サン=テグジュペリは『星の王子様』(光文社古典新訳文庫では『ちいさな王子』)で有名な作家ですが、飛行機乗りでもあった人なんです。

『夜間飛行』は、南米を舞台に、飛行機で郵便を届ける会社のある夜の出来事を描いた作品です。物語の入り口がちょっととっつきづらいんですが、重要な人物を2人把握すれば、わりあいすんなり読んでいけると思います。

ファビアンという郵便を運ぶ飛行機乗りと、リヴィエールというその会社の社長。この2人の名前と立場を覚えれば大丈夫です。

物語はリヴィエールを中心に動いていきますので、パイロットはパイロットの立場、リヴィエールは責任者としての立場があるということだけ認識できれば大丈夫です。

現場と指示を出すところでは、思惑が違ってくるのが当たり前ですが、そうしたぶつかりあいが読みどころの一つとなります。

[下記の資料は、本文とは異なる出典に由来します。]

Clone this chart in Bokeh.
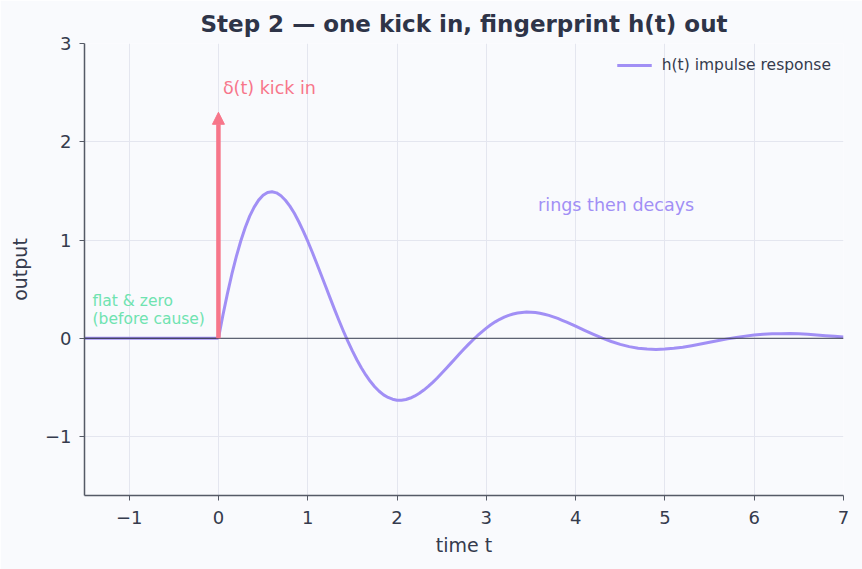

パイロットはパイロットで、危ない状態の時、空は飛べないと言います。社長は何としてでも郵便を届けたいと思います。こうした思惑のぶつかりあいですね。

そしてあることが起こり・・・という話です。

ぼくはそれほど夢中になりはしませんでしたが、やはり飛行機の描写がとてもすぐれていると思います。

特に冒頭は素晴らしいです。夕暮れの中を飛んでいく飛行機の描写から始まり、遠くに見える家のランプに思いを馳せて・・・。

詩的な文章ですが、飛行機の操作はリアルに描かれており、その絶妙なバランスがとてもいいですね。

飛行機に興味のある人は読んでみてください。きっと楽しめると思いますよ。